By Chloe Trofatter
Capital News Service
Fifteen years ago, Michigan’s first electric hybrid bus was unveiled in Traverse City.
Early editions of those buses proved unreliable. But with the return of the wave of electrification in 2021, has anything changed?
State transit authorities are cautiously optimistic, but trust in technology remains a barrier to the incorporation of electric buses into fleets, according to Jean Ruestman, the administrator of the Office of Passenger Transportation in the Michigan Department of Transportation (MDOT).
“There is risk in implementing new technology,” Ruestman said. “There is still fear regarding how batteries will operate in the cold weather and on rough roads found in our rural areas.”
“Like all new technologies, there are drawbacks. But necessity is the mother of innovation,” said Maureen Marshall, the Midwest regional director of CALSTART. The California-based nonprofit works with businesses and governments to develop clean transportation systems.

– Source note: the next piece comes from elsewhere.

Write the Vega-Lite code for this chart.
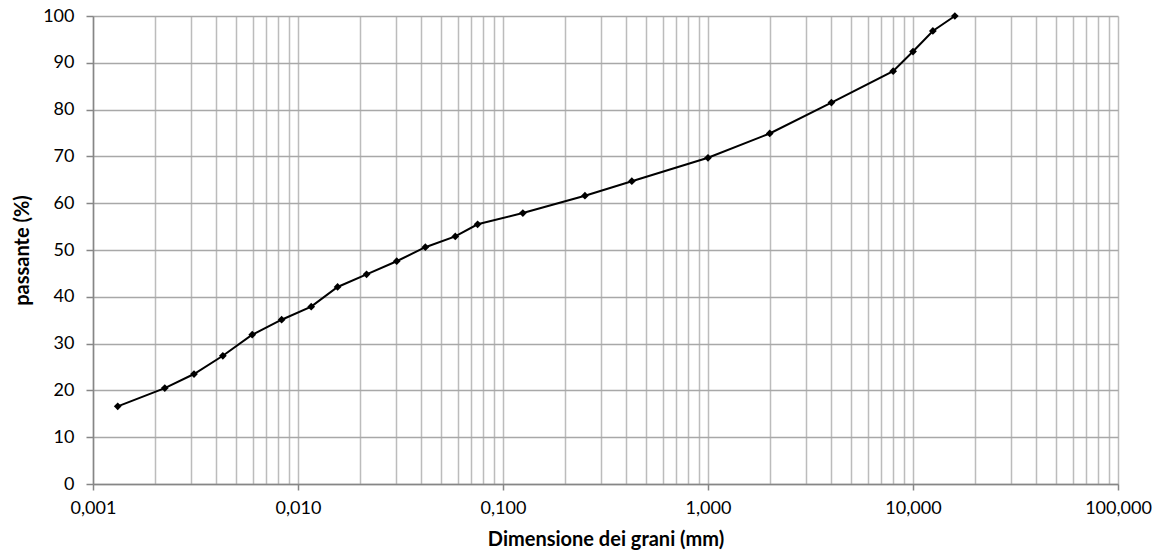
{
  "$schema": "https://vega.github.io/schema/vega-lite/v6.json",
  "width": 1025,
  "height": 468,
  "autosize": {"type": "none"},
  "padding": {"left": 93, "top": 16, "right": 45, "bottom": 71},
  "background": "white",
  "config": {
    "view": {"stroke": null},
    "font": "Lato",
    "axis": {"labelFont": "Lato", "titleFont": "Lato"}
  },
  "data": {
    "values": [
      {"d": 0.00132, "p": 16.6},
      {"d": 0.00224, "p": 20.5},
      {"d": 0.00311, "p": 23.5},
      {"d": 0.0043, "p": 27.4},
      {"d": 0.00598, "p": 31.9},
      {"d": 0.00832, "p": 35.1},
      {"d": 0.0116, "p": 37.9},
      {"d": 0.0156, "p": 42.1},
      {"d": 0.0216, "p": 44.8},
      {"d": 0.0303, "p": 47.6},
      {"d": 0.0418, "p": 50.6},
      {"d": 0.0585, "p": 52.9},
      {"d": 0.0752, "p": 55.5},
      {"d": 0.125, "p": 57.9},
      {"d": 0.251, "p": 61.6},
      {"d": 0.425, "p": 64.7},
      {"d": 1.0, "p": 69.7},
      {"d": 2.0, "p": 74.9},
      {"d": 4.0, "p": 81.5},
      {"d": 8.0, "p": 88.2},
      {"d": 10.0, "p": 92.4},
      {"d": 12.5, "p": 96.8},
      {"d": 16.0, "p": 100}
    ]
  },
  "encoding": {
    "x": {
      "field": "d",
      "type": "quantitative",
      "scale": {"type": "log", "domain": [0.001, 100], "nice": false},
      "axis": {
        "title": "Dimensione dei grani (mm)",
        "titleFontSize": 20,
        "titleFontWeight": "bold",
        "titleColor": "#000000",
        "titlePadding": 12,
        "values": [0.001,0.002,0.003,0.004,0.005,0.006,0.007,0.008,0.009,
                   0.01,0.02,0.03,0.04,0.05,0.06,0.07,0.08,0.09,
                   0.1,0.2,0.3,0.4,0.5,0.6,0.7,0.8,0.9,
                   1,2,3,4,5,6,7,8,9,
                   10,20,30,40,50,60,70,80,90,100],
        "labelExpr": "(abs(log(datum.value)/LN10 - round(log(datum.value)/LN10)) < 0.001) ? replace(format(datum.value, '.3f'), '.', ',') : ''",
        "labelFontSize": 18,
        "labelColor": "#000000",
        "labelPadding": 9,
        "labelFlush": false,
        "labelOverlap": false,
        "tickOpacity": {"condition": {"test": "abs(log(datum.value)/LN10 - round(log(datum.value)/LN10)) < 0.001", "value": 1}, "value": 0},
        "tickColor": "#868686",
        "tickSize": 6,
        "tickWidth": 1.5,
        "domainColor": "#868686",
        "domainWidth": 1.5,
        "grid": true,
        "gridColor": "#bcbcbc",
        "gridWidth": 1.5
      }
    },
    "y": {
      "field": "p",
      "type": "quantitative",
      "scale": {"domain": [0, 100], "nice": false},
      "axis": {
        "title": "passante (%)",
        "titleFontSize": 20,
        "titleFontWeight": "bold",
        "titleColor": "#000000",
        "titlePadding": 10,
        "values": [0,10,20,30,40,50,60,70,80,90,100],
        "labelFontSize": 18,
        "labelColor": "#000000",
        "labelPadding": 12,
        "labelFlush": false,
        "tickColor": "#868686",
        "tickSize": 7,
        "tickWidth": 1.5,
        "domainColor": "#868686",
        "domainWidth": 1.5,
        "grid": true,
        "gridColor": "#a8a8a8",
        "gridWidth": 1.5
      }
    }
  },
  "layer": [
    {"mark": {"type": "line", "color": "#000000", "strokeWidth": 2}},
    {"mark": {"type": "point", "shape": "diamond", "filled": true, "color": "#000000", "opacity": 1, "size": 60}}
  ]
}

The organization is partnering with MDOT to provide guidance in choosing the best use, infrastructure and locations for electric buses across the state.
As more transit agencies switch, the Benzie Transport Authority is waiting for the right product and time, according to Executive Director Bill Kennis.
“We hope in the next six months to a year to be able to purchase two or three vehicles,” he said. “We’re very excited about it, but we want to be good stewards with the public’s money as well.”
The largest drawback, according to Kennis, is the limited range of the battery-powered buses that are currently available.
“They might go a hundred miles and need to be charged. That’s not going to get us through a work day,” he said.
For now, Benzie Bus prides itself on its use of propane to power 90% of its fleet.
“The cool thing about propane is that it is plentiful, so the cost is always very low, and it burns cleaner,” Kennis said.
The Benzie authority was one of six Michigan transit agencies to receive funding for electric buses and charging stations from the Federal Transit Administration’s Low or No Emission program.
Others include the Clare County Transit Corp. and the Capital Area Transportation Authority in Lansing.
The grant gives them three years to identify and purchase the vehicles, according to Kennis.
Kalamazoo Public Schools has had its electric bus for about a year. But because of the nontraditional school year, it hasn’t been able to draw many comparisons with its diesel fleet, according to Mike Smith, the district’s maintenance and transportation supervisor.
The district received funding for its bus after the Volkswagen emissions scandal, or “Dieselgate,” broke in 2015.
The Environmental Protection Agency found that Volkswagen had sold more than 500,000 vehicles with the promise that they were “green” and “low emission.”
In 2017, the company pleaded guilty and agreed to pay $4.3 billion in criminal and civil penalties. $2 billion of that was allocated to a national initiative to fund electric buses and infrastructure.
Kalamazoo Public Schools received enough money to offset the cost of its one electric bus.
“We got a $300,000 bus for $100,000, about the price of a normal bus,” Smith said.
Prior to the COVID-19 pandemic and the shutdown of schools, the bus had its own standard route and completed it daily, like any other bus.
There was a small learning curve, because the layout of the bus is slightly different than its diesel counterparts, according to Smith.
Still, the district looks forward to the predicted savings in maintenance costs, Smith said.
“There’s pros and cons, I think. As we get to using it more and more, we’ll sort of learn what they are,” he said.
Federal commitments to the electrification of public transport have reawakened a national movement to phase out diesel buses, said Christy Veeder, the national program director of Jobs to Move America, a California-based nonprofit organization that wants to root economic development in social justice.
The Biden administration’s American Jobs Plan would double federal spending on public transit and promises to electrify 50,000 diesel transit vehicles.
Bills have been introduced in Congress boosting electric transport.
The CLEAN Future Act from the House Energy and Commerce Committee would commit $25 billion to electric school buses and charging stations.
The BUILD GREEN Act, which would allocate $500 billion over the course of 10 years to electric transit, was introduced to the House by U.S. Rep. Andy Levin, D-Bloomfield Township. U.S. Rep. Rashida Tlaib, D-Detroit, is also a cosponsor.
Jobs to Move America supports the switch to electric buses, not just because of reduced carbon emissions and independence from fossil fuels, but also the negative impacts of diesel buses on occupational and societal health.
Veeder said noise and air pollution from diesel vehicles can harm neighborhoods near bus yards and heavily traveled roads.
Those neighborhoods are disproportionately low-income and communities of color, she said.
Switching to electric buses will improve public health and promote diversity and inclusion in the movement towards renewable energy and electric vehicles, she said.